Ironically, Rakhmanova has just come from her AIDS ward, where she dispensed therapy that would be sophisticated even in New York City, epicenter of the North American epidemic. To 28-year-old Kosta she suggested adding anabolic steroids to his protease-inhibitor combination therapy to enhance the man's metabolism.
 
"It makes sense," she says brusquely. The patient is left wondering how he will pay for still more drugs, as Rakhmanova strolls next door to the room of a long-haired, bearded man who is sitting on the edge of his bed slowly and tentatively spooning food into his mouth.
 
"How is the invirase [a drug] going down?" Rakhmanova asks. Timour Novikov looks up, his eyes fixing on a spot a few inches shy of the doctor's position. As he carefully slides his borscht soup aside, Novikov smiles and says, "I can swallow the pills - it's not too difficult."
 
Novikov, an artist, lost his eyesight recently when an opportunistic viral infection invaded his brain, causing encephalitis.

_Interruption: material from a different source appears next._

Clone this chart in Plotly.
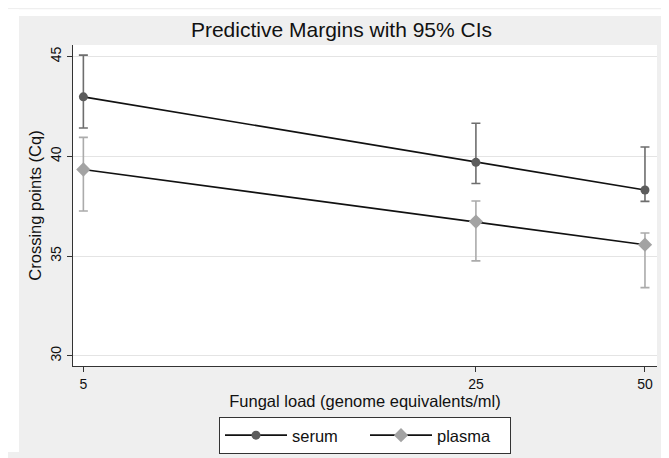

Now he sells his paintings to pay for the protease inhibitors that have restored some of his weight and his ability to walk.
 
As Rakhmanova and her staff move from room to room making patient rounds they know when it is necessary to wear gloves - and when it is not.
 
But outside the rarified world of a handful of such AIDS-specialized sophisticated hospital settings, ignorance reigns. At the Kiev AIDS clinic, for example, 38-year-old postal worker Viktor has had AIDS for three years. He won't take AZT - the only treatment available in Ukraine. Instead, he sees a popular Kiev healer, "who has invented an apparatus to measure biocurrents from my body. She charges the currents with a piece of tin, which we call a bullet. And the bullet counters my negative biocurrents."
 
Viktor opens his shirt to reveal a bullet-shaped piece of tin taped to his chest.